By now you are probably sick of us telling you about temples. Your eyes start to glaze over, you wonder when we might post something about food again (soon, promise!), and you close the tab before reaching the end of our post. We can’t blame you, since we were still nursing a serious temple hangover from India and Nepal.
But we knew we’d kick ourselves later if we skipped over the plains of Bagan, where over 3000 Buddhist temples are scattered, in various states of disrepair. Many are almost a thousand years old, and some are still actively used as religious pilgrimage sites. So we took an overnight bus from Yangon, arrived in Bagan, tried to ignore the fact that we were already sweating through our clothing at 9 am, and hopped on some bicycles to explore the area.
The neat thing about Bagan is that even though it probably recevies the most visitors of any site in Myanmar, it’s so big and spread out that you can often feel completely alone and even off-the-beaten-path. There are so many temples, stupas, and shrines that there wouldn’t even be a point in putting most of them on a map. We spent two days just biking through the plains on dirt paths, stopping to enter a temple if we felt like it, but passing many more by, since it would simply be impossible to stop at every one. Many of them are crumbling and overgrown with weeds, serving more as a snack spot for the goats than as a tourist site. It is possible to wander the plains for days and barely bump into another tourist. Not a single tout asked us if he or she could be our guide, and only a few of the more important temples have vendors in front of them.

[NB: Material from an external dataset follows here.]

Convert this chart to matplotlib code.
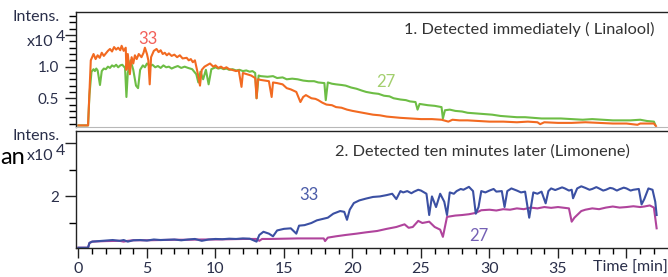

Bagan is not a place for anyone who wants to be stunned by one single, dazzling temple in perfect condition. It is one of those places where the whole makes a much stronger impression than the sum of its parts. You can climb dark and narrow staircases through dusty temples, reach the top, and be the only person there while taking in the sight of hundreds of temples in every direction, as far as the eye can see. If you have the opportunity, go now, because we’re sure that within a decade it will have the unfortunate amusement park feel that many of its neighboring countries’ sites have: tourists in every direction, as far as the eye can see.